Top Pastel Artists and their Exhibits in the Metropolitan Museum of Art

Pastel paintings have greatly enriched the world of art with their unique blends and strokes.

Pastel comes from the French word pastiche which stands for the powdered pigment that is grounded into paste and rolled in sticks. Its color ranges from the subtle to vibrant. Artists have been using it since the Renaissance even though it only became popular around 18th to 19th century. Now, pastel is considered to be one of the major mediums in fine art. Pastel paintings are known for their velvety texture and blends.

Pastel Paintings

New and old pastel artists offer pastel portraits in a variety of styles. Some of them have their masterpieces displayed in the Metropolitan Museum of Art in New York, one of the world’s largest and finest art museums. Here are top pastel artists and their works as displayed in MET.

Benedetto Luti (Study of a Boy in a Blue Jacket)

Benedetto Luti is an Italian artist known for his pastel portraiture. He’s one of the first painters who used pastels in the final composition, not just in the initial studies for frescoes or paintings.

One of his famous works is the Study of a Boy in a Blue Jacket, also known as the Young Boy. He used chalk and pastel on a blue laid paper and laid down on a paste paper in making this work of art.

Maurice Quentin de La Tour (Preparation for a Portrait of Louis XV) 

De La Tour was a French portraitist who usually worked with pastels.
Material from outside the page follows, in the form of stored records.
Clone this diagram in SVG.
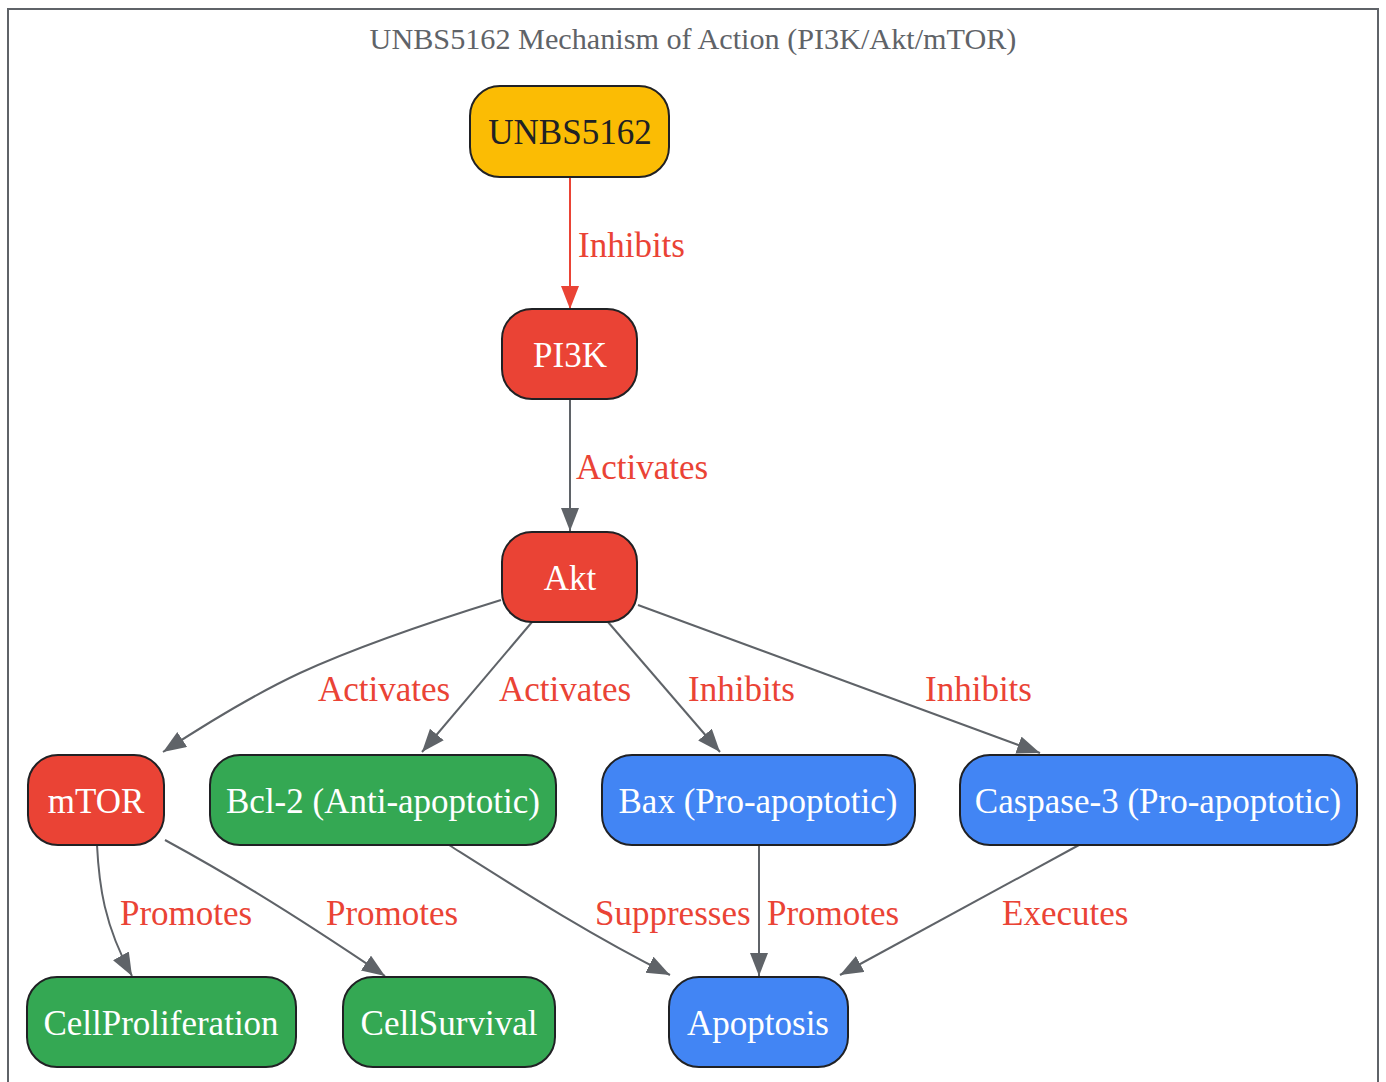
<svg xmlns="http://www.w3.org/2000/svg" width="1386" height="1082" viewBox="0 0 1386 1082">
<style>
  .node rect { stroke: #202124; stroke-width: 2; }
  .node text { font-family: "Liberation Serif", "Times New Roman", serif; font-size: 35px; text-anchor: middle; fill: #ffffff; }
  .red rect { fill: #ea4335; }
  .green rect { fill: #34a853; }
  .blue rect { fill: #4285f4; }
  .yellow rect { fill: #fbbc04; }
  .yellow text { fill: #202124; }
  .edge { fill: none; stroke: #5f6368; stroke-width: 2; marker-end: url(#ah); }
  .edge.inh { stroke: #ea4335; marker-end: url(#ahr); }
  .lbl { font-family: "Liberation Serif", "Times New Roman", serif; font-size: 35px; fill: #ea4335; }
  .title { font-family: "Liberation Serif", "Times New Roman", serif; font-size: 30.2px; fill: #5f6368; text-anchor: middle; }
</style>
<defs>
  <marker id="ah" markerUnits="userSpaceOnUse" markerWidth="26" markerHeight="20" refX="23" refY="9" orient="auto">
    <path d="M0,0 L23,9 L0,18 z" fill="#5f6368"/>
  </marker>
  <marker id="ahr" markerUnits="userSpaceOnUse" markerWidth="26" markerHeight="20" refX="23" refY="9" orient="auto">
    <path d="M0,0 L23,9 L0,18 z" fill="#ea4335"/>
  </marker>
</defs>
<rect x="0" y="0" width="1386" height="1082" fill="#ffffff"/>
<rect x="8" y="9" width="1370" height="1090" fill="none" stroke="#5f6368" stroke-width="2"/>
<text class="title" x="693" y="49">UNBS5162 Mechanism of Action (PI3K/Akt/mTOR)</text>

<g id="connectors">
  <path class="edge inh" d="M570,177 L570,309"/>
  <path class="edge" d="M570,399 L570,531"/>
  <path class="edge" d="M501,600 C430,622 350,650 300,673 C255,694 215,718 163,752"/>
  <path class="edge" d="M532,622 L422,752"/>
  <path class="edge" d="M608,622 L720,752"/>
  <path class="edge" d="M638,605 L1040,753"/>
  <path class="edge" d="M97,845 C99,885 104,925 132,976"/>
  <path class="edge" d="M165,840 C220,870 280,905 385,976"/>
  <path class="edge" d="M449,845 C520,890 590,935 670,975"/>
  <path class="edge" d="M759,845 L759,976"/>
  <path class="edge" d="M1079,845 L840,975"/>
  <text class="lbl" x="578" y="257">Inhibits</text>
  <text class="lbl" x="576" y="479">Activates</text>
  <text class="lbl" x="318" y="701">Activates</text>
  <text class="lbl" x="499" y="701">Activates</text>
  <text class="lbl" x="688" y="701">Inhibits</text>
  <text class="lbl" x="925" y="701">Inhibits</text>
  <text class="lbl" x="120" y="925">Promotes</text>
  <text class="lbl" x="326" y="925">Promotes</text>
  <text class="lbl" x="595" y="925">Suppresses</text>
  <text class="lbl" x="767" y="925">Promotes</text>
  <text class="lbl" x="1002" y="925">Executes</text>
</g>

<g id="UNBS5162" class="node yellow"><rect x="470" y="86" width="199" height="91" rx="30"/><text x="570" y="144">UNBS5162</text></g>
<g id="PI3K" class="node red"><rect x="502" y="309" width="135" height="90" rx="30"/><text x="570" y="367">PI3K</text></g>
<g id="Akt" class="node red"><rect x="502" y="532" width="135" height="90" rx="30"/><text x="570" y="590">Akt</text></g>
<g id="mTOR" class="node red"><rect x="28" y="755" width="136" height="90" rx="30"/><text x="96" y="813">mTOR</text></g>
<g id="Bcl2" class="node green"><rect x="210" y="755" width="346" height="90" rx="30"/><text x="383" y="813">Bcl-2 (Anti-apoptotic)</text></g>
<g id="Bax" class="node blue"><rect x="602" y="755" width="313" height="90" rx="30"/><text x="758" y="813">Bax (Pro-apoptotic)</text></g>
<g id="Caspase3" class="node blue"><rect x="960" y="755" width="397" height="90" rx="30"/><text x="1158" y="813">Caspase-3 (Pro-apoptotic)</text></g>
<g id="CellProliferation" class="node green"><rect x="27" y="977" width="269" height="90" rx="30"/><text x="161" y="1035">CellProliferation</text></g>
<g id="CellSurvival" class="node green"><rect x="343" y="977" width="212" height="90" rx="30"/><text x="449" y="1035">CellSurvival</text></g>
<g id="Apoptosis" class="node blue"><rect x="669" y="977" width="179" height="90" rx="30"/><text x="758" y="1035">Apoptosis</text></g>
</svg>
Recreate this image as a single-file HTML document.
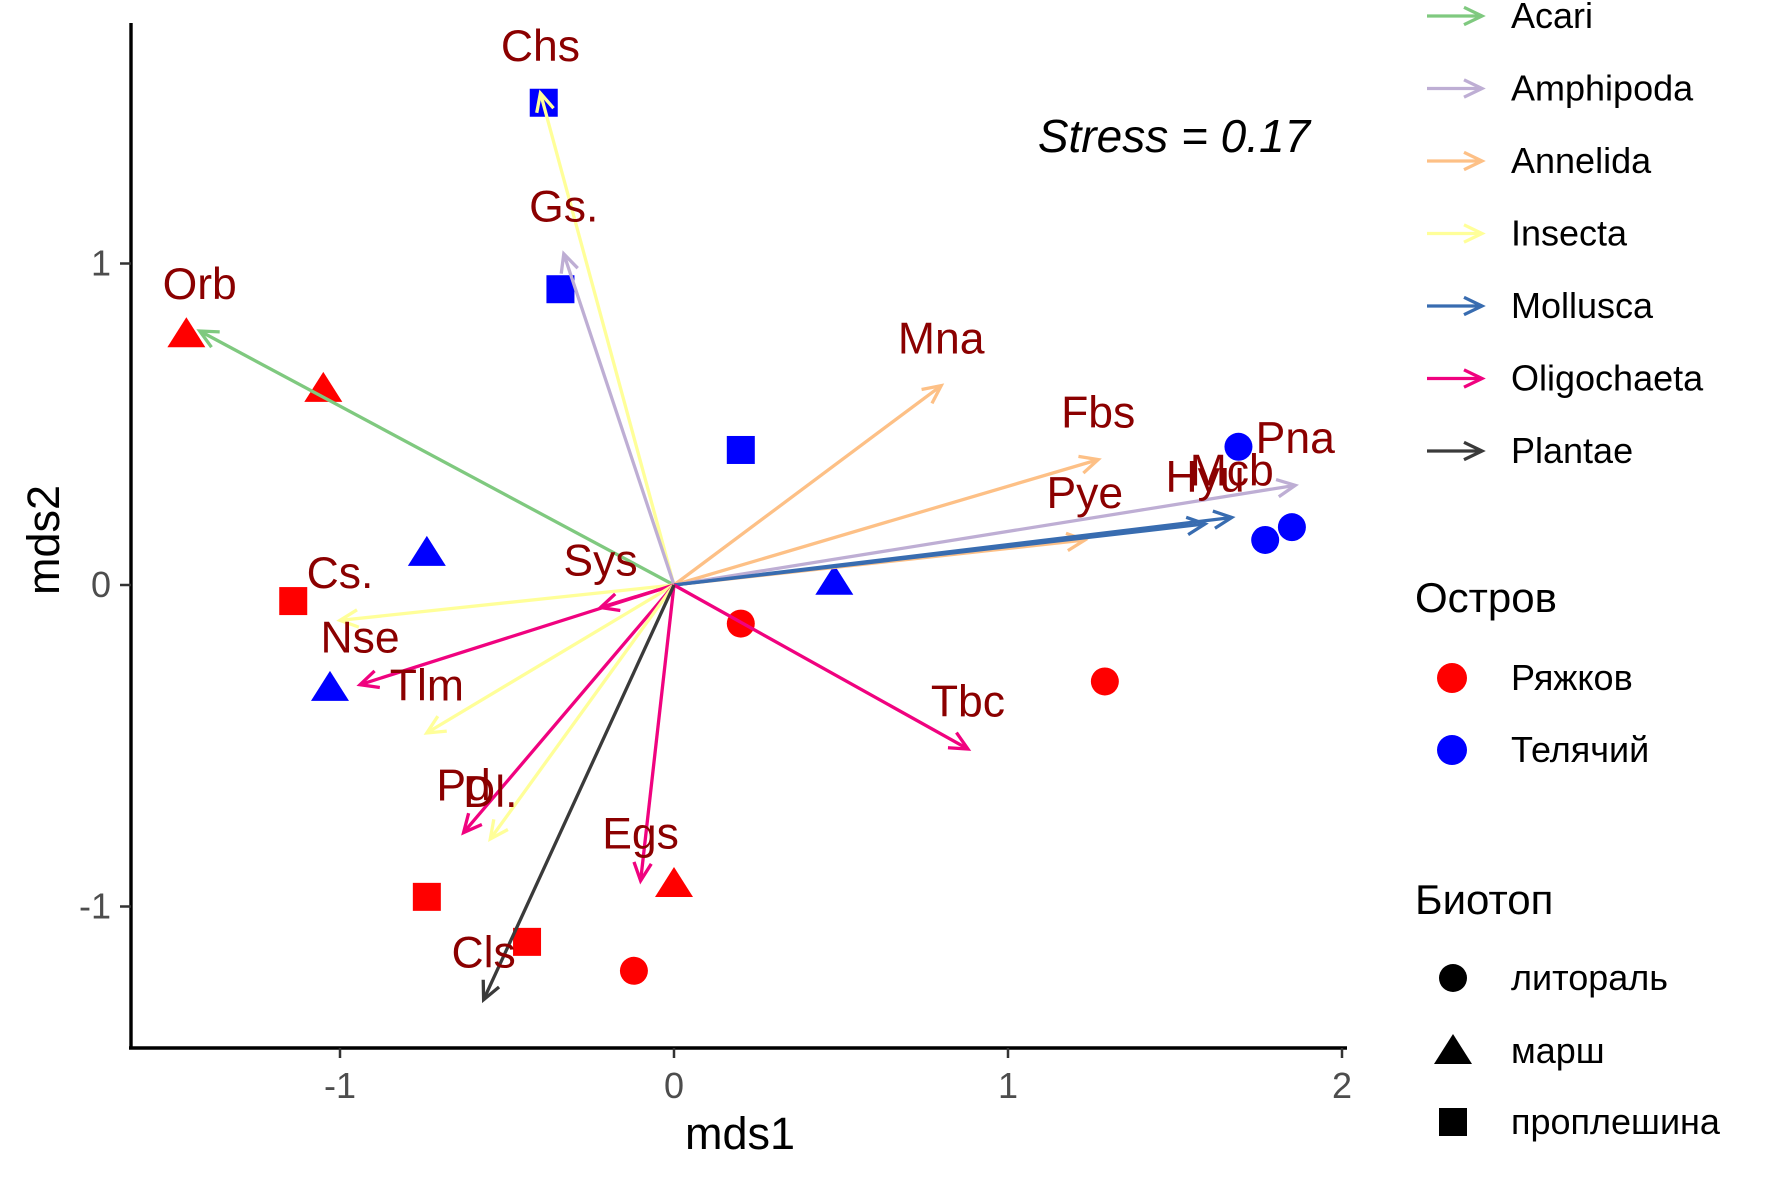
<!DOCTYPE html>
<html><head><meta charset="utf-8"><style>
html,body{margin:0;padding:0;background:#fff}
svg text{font-family:"Liberation Sans","DejaVu Sans",sans-serif}
</style></head><body>
<svg id="chart" width="1771" height="1181" viewBox="0 0 1771 1181" xmlns="http://www.w3.org/2000/svg">
<g id="plot"></g>
<g id="axes"></g>
<g id="legend"></g>
</svg>
<script>
const siteX=[-1.46,-1.05,-0.74,-1.14,-1.03,-0.39,-0.34,0.20,0.48,0.20,1.29,1.69,1.77,1.85,0.00,-0.74,-0.44,-0.12];
const siteY=[0.78,0.61,0.10,-0.05,-0.32,1.50,0.92,0.42,0.01,-0.12,-0.30,0.43,0.14,0.18,-0.93,-0.97,-1.11,-1.20];
const siteIsland=["R","R","T","R","T","T","T","T","T","R","R","T","T","T","R","R","R","R"];
const siteBiotope=["tri","tri","tri","sq","tri","sq","sq","sq","tri","circ","circ","circ","circ","circ","tri","sq","sq","circ"];
const spNames=["Orb","Chs","Gs.","Mna","Fbs","Pye","Pna","Mcb","Hyu","Sys","Cs.","Nse","Tlm","Tbc","Pd","Dl.","Egs","Cls"];
const spX=[-1.42,-0.40,-0.33,0.80,1.27,1.23,1.86,1.67,1.59,-0.22,-1.00,-0.94,-0.74,0.88,-0.63,-0.55,-0.10,-0.57];
const spY=[0.79,1.53,1.03,0.62,0.39,0.14,0.31,0.21,0.19,-0.07,-0.11,-0.31,-0.46,-0.51,-0.77,-0.79,-0.92,-1.29];
const spGroup=["Acari","Insecta","Amphipoda","Annelida","Annelida","Annelida","Amphipoda","Mollusca","Mollusca","Oligochaeta","Insecta","Oligochaeta","Insecta","Oligochaeta","Oligochaeta","Insecta","Oligochaeta","Plantae"];
const groups=["Acari","Amphipoda","Annelida","Insecta","Mollusca","Oligochaeta","Plantae"];
const groupColors=["#7FC97F","#BEAED4","#FDC086","#FFFF99","#386CB0","#F0027F","#3a3a3a"];
const xTicks=[-1,0,1,2];
const yTicks=[-1,0,1];

const NS="http://www.w3.org/2000/svg";
const X0=674,XU=334,Y0=585,YU=321.5;
const sx=v=>X0+v*XU, sy=v=>Y0-v*YU;
function mk(tag,attrs,parent,text){const e=document.createElementNS(NS,tag);for(const k in attrs)e.setAttribute(k,attrs[k]);if(text!==undefined)e.textContent=text;parent.appendChild(e);return e;}
const plot=document.getElementById('plot'),axes=document.getElementById('axes'),legend=document.getElementById('legend');
const islandColor={R:"#FF0000",T:"#0000FF"};
function marker(shape,cx,cy,fill,parent){
  let e;
  if(shape==="circ") e=mk('circle',{cx:cx,cy:cy,r:14,fill:fill},parent);
  else if(shape==="sq") e=mk('rect',{x:cx-14,y:cy-14,width:28,height:28,fill:fill},parent);
  else e=mk('polygon',{points:`${cx},${cy-17} ${cx+19},${cy+13} ${cx-19},${cy+13}`,fill:fill},parent);
  return e;
}
siteX.forEach((v,i)=>{
  const e=marker(siteBiotope[i],sx(v),sy(siteY[i]),islandColor[siteIsland[i]],plot);
  
  
});
function arrow(x1,y1,x2,y2,col,parent){
  const g=mk('g',{},parent);
  mk('line',{x1:x1,y1:y1,x2:x2,y2:y2,stroke:col,'stroke-width':3.3},g);
  const a=Math.atan2(y2-y1,x2-x1),L=20,w=0.45;
  const p1=[x2-L*Math.cos(a-w),y2-L*Math.sin(a-w)],p2=[x2-L*Math.cos(a+w),y2-L*Math.sin(a+w)];
  mk('polyline',{points:`${p1[0]},${p1[1]} ${x2},${y2} ${p2[0]},${p2[1]}`,fill:'none',stroke:col,'stroke-width':3.3},g);
  return g;
}
spX.forEach((v,i)=>{
  const col=groupColors[groups.indexOf(spGroup[i])];
  const g=arrow(sx(0),sy(0),sx(v),sy(spY[i]),col,plot);
  
  
});
spX.forEach((v,i)=>{
  const t=mk('text',{x:sx(v),y:sy(spY[i]+0.15)+16,'text-anchor':'middle','font-size':44.5,fill:'#8B0000'},plot,spNames[i]);
  
  
});
const st=mk('text',{x:1174,y:152,'text-anchor':'middle','font-size':46,'font-style':'italic',fill:'#000'},plot,'Stress = 0.17');


const xl=mk('line',{x1:129,y1:1048,x2:1347,y2:1048,stroke:'#000','stroke-width':3.4},axes);


const yl=mk('line',{x1:131,y1:23,x2:131,y2:1049,stroke:'#000','stroke-width':3.4},axes);


xTicks.forEach(v=>{
  mk('line',{x1:sx(v),y1:1048,x2:sx(v),y2:1058,stroke:'#333','stroke-width':2.5},axes);
  const t=mk('text',{x:sx(v),y:1098,'text-anchor':'middle','font-size':36,fill:'#4d4d4d'},axes,v<0?'-'+Math.abs(v):String(v));
  
  
});
yTicks.forEach(v=>{
  mk('line',{x1:120,y1:sy(v),x2:131,y2:sy(v),stroke:'#333','stroke-width':2.5},axes);
  const t=mk('text',{x:111,y:sy(v)+12,'text-anchor':'end','font-size':36,fill:'#4d4d4d'},axes,v<0?'-'+Math.abs(v):String(v));
  
  
});
const xt=mk('text',{x:740,y:1149,'text-anchor':'middle','font-size':45,fill:'#000'},axes,'mds1');


const yt=mk('text',{x:0,y:0,'text-anchor':'middle','font-size':45,fill:'#000',transform:'translate(59,540) rotate(-90)'},axes,'mds2');


groups.forEach((gname,i)=>{
  const y=16+i*72.5;
  const g=arrow(1427,y,1482,y,groupColors[i],legend);
  
  
  const t=mk('text',{x:1511,y:y+12,'font-size':36,fill:'#000'},legend,gname);
  
  
});
const t1=mk('text',{x:1415,y:612,'font-size':42,fill:'#000'},legend,'Остров');


[["Ряжков","#FF0000",678],["Телячий","#0000FF",750]].forEach(r=>{
  const c=mk('circle',{cx:1452,cy:r[2],r:15,fill:r[1]},legend);
  
  
  const t=mk('text',{x:1511,y:r[2]+12,'font-size':36,fill:'#000'},legend,r[0]);
  
  
});
const t2=mk('text',{x:1415,y:914,'font-size':42,fill:'#000'},legend,'Биотоп');


[["литораль","circ",978],["марш","tri",1051],["проплешина","sq",1122]].forEach(r=>{
  const m=marker(r[1],1453,r[2],'#000',legend);
  
  
  const t=mk('text',{x:1511,y:r[2]+12,'font-size':36,fill:'#000'},legend,r[0]);
  
  
});
</script>
</body></html>
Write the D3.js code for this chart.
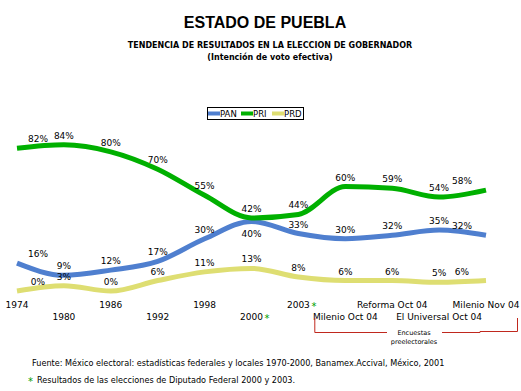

He is known for capturing the intellect and inner spirit of his sitter, the most famous of which are Voltaire, Rousseau, Madame de Pompadour, and Louis XV.

The Preparation for a Portrait of Louis XV was made for a pastel study in preparation for his first commission as the king’s portrait artist. He used paste on a blue paper with an arched top.

Charles-Antoine Coypel (Double Portrait Presumed to Represent François de Jullienne and His Wife)

Charles-Antoine Coypel was a French playwright, art commentator, and painter. His designs were mainly inspired by the designs of his father, the artist Antoine Coypel. When Antoine died, Charles also inherited his post as the First Painter to the King. During his service to the king, he presumably painted the double portrait to represent François de Jullienne and his young wife.

The portrait uses pastel, watercolor, and black chalk underdrawing on found joined handmade sheets and blue laid paper. It’s mounted on a canvas and stuck to the keyed stretcher.

Anton Raphael Mengs (Pleasure)

Anton Mengs was a German Bohemian painter who made his mark on Saxony, Madrid, and Rome alike. He also became one of the forerunners of Neoclassical art.

Though not one of his most famous works, Pleasure still portrays his usual style. It’s a portrait that used pastel on a laid down paper on canvas.

Final Words

These are just some of the pastel portraits found in the Metropolitan Museum of Art that are given recognition and appreciation by both artists and non-artists.